_Task objective_:
Can the data below be set down again exactly, line for line?

_Material_:
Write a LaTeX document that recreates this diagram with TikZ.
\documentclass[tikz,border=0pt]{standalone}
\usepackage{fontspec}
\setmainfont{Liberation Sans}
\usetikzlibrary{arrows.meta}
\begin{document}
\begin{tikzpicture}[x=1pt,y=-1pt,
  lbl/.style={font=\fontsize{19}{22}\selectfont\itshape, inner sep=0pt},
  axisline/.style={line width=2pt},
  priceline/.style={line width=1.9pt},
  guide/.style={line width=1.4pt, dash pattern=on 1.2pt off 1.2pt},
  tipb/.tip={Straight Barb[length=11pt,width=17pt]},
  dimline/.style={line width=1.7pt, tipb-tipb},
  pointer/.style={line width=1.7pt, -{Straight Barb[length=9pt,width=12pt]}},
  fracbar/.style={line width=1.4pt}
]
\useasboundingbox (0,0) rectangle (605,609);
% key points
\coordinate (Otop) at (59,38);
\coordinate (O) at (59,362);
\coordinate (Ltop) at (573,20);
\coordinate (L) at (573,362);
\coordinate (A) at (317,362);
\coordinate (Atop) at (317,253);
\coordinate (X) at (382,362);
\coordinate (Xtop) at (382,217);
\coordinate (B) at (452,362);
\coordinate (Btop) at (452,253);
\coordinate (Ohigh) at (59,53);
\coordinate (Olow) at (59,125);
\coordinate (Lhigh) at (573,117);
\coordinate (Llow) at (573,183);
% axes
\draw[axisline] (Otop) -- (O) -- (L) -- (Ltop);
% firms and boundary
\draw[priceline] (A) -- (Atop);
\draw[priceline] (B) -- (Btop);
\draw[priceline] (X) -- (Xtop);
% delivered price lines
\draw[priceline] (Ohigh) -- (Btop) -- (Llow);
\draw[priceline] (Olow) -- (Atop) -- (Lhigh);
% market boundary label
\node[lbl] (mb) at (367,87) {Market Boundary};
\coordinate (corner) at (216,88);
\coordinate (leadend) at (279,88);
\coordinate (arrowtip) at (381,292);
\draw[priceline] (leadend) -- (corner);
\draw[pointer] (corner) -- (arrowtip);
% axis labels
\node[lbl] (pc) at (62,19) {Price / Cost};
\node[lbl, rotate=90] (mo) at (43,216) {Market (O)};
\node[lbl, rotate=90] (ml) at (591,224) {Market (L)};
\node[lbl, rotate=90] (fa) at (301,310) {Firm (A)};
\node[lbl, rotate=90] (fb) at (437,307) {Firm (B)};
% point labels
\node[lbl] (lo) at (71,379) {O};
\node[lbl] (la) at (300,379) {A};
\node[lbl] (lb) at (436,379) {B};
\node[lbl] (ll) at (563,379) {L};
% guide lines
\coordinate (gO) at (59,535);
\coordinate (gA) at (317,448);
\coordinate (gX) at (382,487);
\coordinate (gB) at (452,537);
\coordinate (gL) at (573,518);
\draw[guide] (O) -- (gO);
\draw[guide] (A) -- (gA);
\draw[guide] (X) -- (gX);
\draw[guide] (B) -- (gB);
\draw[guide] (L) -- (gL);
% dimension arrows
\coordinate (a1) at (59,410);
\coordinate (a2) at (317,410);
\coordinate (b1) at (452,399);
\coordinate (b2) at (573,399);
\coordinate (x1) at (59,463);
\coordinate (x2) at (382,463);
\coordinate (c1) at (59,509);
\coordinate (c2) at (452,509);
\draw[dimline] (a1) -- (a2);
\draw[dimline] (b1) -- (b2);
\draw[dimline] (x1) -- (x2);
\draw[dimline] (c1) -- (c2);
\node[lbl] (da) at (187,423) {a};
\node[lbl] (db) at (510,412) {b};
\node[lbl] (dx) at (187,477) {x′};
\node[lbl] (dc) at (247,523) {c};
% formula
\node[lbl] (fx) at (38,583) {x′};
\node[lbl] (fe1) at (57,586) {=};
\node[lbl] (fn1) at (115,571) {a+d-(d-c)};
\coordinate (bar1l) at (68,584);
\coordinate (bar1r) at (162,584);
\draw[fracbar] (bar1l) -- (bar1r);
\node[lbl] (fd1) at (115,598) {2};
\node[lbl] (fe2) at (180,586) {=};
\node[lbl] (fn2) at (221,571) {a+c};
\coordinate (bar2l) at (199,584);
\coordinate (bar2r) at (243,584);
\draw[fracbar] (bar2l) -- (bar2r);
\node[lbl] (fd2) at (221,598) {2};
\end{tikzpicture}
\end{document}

_Complete response_:
Write a LaTeX document that recreates this diagram with TikZ.
\documentclass[tikz,border=0pt]{standalone}
\usepackage{fontspec}
\setmainfont{Liberation Sans}
\usetikzlibrary{arrows.meta}
\begin{document}
\begin{tikzpicture}[x=1pt,y=-1pt,
  lbl/.style={font=\fontsize{19}{22}\selectfont\itshape, inner sep=0pt},
  axisline/.style={line width=2pt},
  priceline/.style={line width=1.9pt},
  guide/.style={line width=1.4pt, dash pattern=on 1.2pt off 1.2pt},
  tipb/.tip={Straight Barb[length=11pt,width=17pt]},
  dimline/.style={line width=1.7pt, tipb-tipb},
  pointer/.style={line width=1.7pt, -{Straight Barb[length=9pt,width=12pt]}},
  fracbar/.style={line width=1.4pt}
]
\useasboundingbox (0,0) rectangle (605,609);
% key points
\coordinate (Otop) at (59,38);
\coordinate (O) at (59,362);
\coordinate (Ltop) at (573,20);
\coordinate (L) at (573,362);
\coordinate (A) at (317,362);
\coordinate (Atop) at (317,253);
\coordinate (X) at (382,362);
\coordinate (Xtop) at (382,217);
\coordinate (B) at (452,362);
\coordinate (Btop) at (452,253);
\coordinate (Ohigh) at (59,53);
\coordinate (Olow) at (59,125);
\coordinate (Lhigh) at (573,117);
\coordinate (Llow) at (573,183);
% axes
\draw[axisline] (Otop) -- (O) -- (L) -- (Ltop);
% firms and boundary
\draw[priceline] (A) -- (Atop);
\draw[priceline] (B) -- (Btop);
\draw[priceline] (X) -- (Xtop);
% delivered price lines
\draw[priceline] (Ohigh) -- (Btop) -- (Llow);
\draw[priceline] (Olow) -- (Atop) -- (Lhigh);
% market boundary label
\node[lbl] (mb) at (367,87) {Market Boundary};
\coordinate (corner) at (216,88);
\coordinate (leadend) at (279,88);
\coordinate (arrowtip) at (381,292);
\draw[priceline] (leadend) -- (corner);
\draw[pointer] (corner) -- (arrowtip);
% axis labels
\node[lbl] (pc) at (62,19) {Price / Cost};
\node[lbl, rotate=90] (mo) at (43,216) {Market (O)};
\node[lbl, rotate=90] (ml) at (591,224) {Market (L)};
\node[lbl, rotate=90] (fa) at (301,310) {Firm (A)};
\node[lbl, rotate=90] (fb) at (437,307) {Firm (B)};
% point labels
\node[lbl] (lo) at (71,379) {O};
\node[lbl] (la) at (300,379) {A};
\node[lbl] (lb) at (436,379) {B};
\node[lbl] (ll) at (563,379) {L};
% guide lines
\coordinate (gO) at (59,535);
\coordinate (gA) at (317,448);
\coordinate (gX) at (382,487);
\coordinate (gB) at (452,537);
\coordinate (gL) at (573,518);
\draw[guide] (O) -- (gO);
\draw[guide] (A) -- (gA);
\draw[guide] (X) -- (gX);
\draw[guide] (B) -- (gB);
\draw[guide] (L) -- (gL);
% dimension arrows
\coordinate (a1) at (59,410);
\coordinate (a2) at (317,410);
\coordinate (b1) at (452,399);
\coordinate (b2) at (573,399);
\coordinate (x1) at (59,463);
\coordinate (x2) at (382,463);
\coordinate (c1) at (59,509);
\coordinate (c2) at (452,509);
\draw[dimline] (a1) -- (a2);
\draw[dimline] (b1) -- (b2);
\draw[dimline] (x1) -- (x2);
\draw[dimline] (c1) -- (c2);
\node[lbl] (da) at (187,423) {a};
\node[lbl] (db) at (510,412) {b};
\node[lbl] (dx) at (187,477) {x′};
\node[lbl] (dc) at (247,523) {c};
% formula
\node[lbl] (fx) at (38,583) {x′};
\node[lbl] (fe1) at (57,586) {=};
\node[lbl] (fn1) at (115,571) {a+d-(d-c)};
\coordinate (bar1l) at (68,584);
\coordinate (bar1r) at (162,584);
\draw[fracbar] (bar1l) -- (bar1r);
\node[lbl] (fd1) at (115,598) {2};
\node[lbl] (fe2) at (180,586) {=};
\node[lbl] (fn2) at (221,571) {a+c};
\coordinate (bar2l) at (199,584);
\coordinate (bar2r) at (243,584);
\draw[fracbar] (bar2l) -- (bar2r);
\node[lbl] (fd2) at (221,598) {2};
\end{tikzpicture}
\end{document}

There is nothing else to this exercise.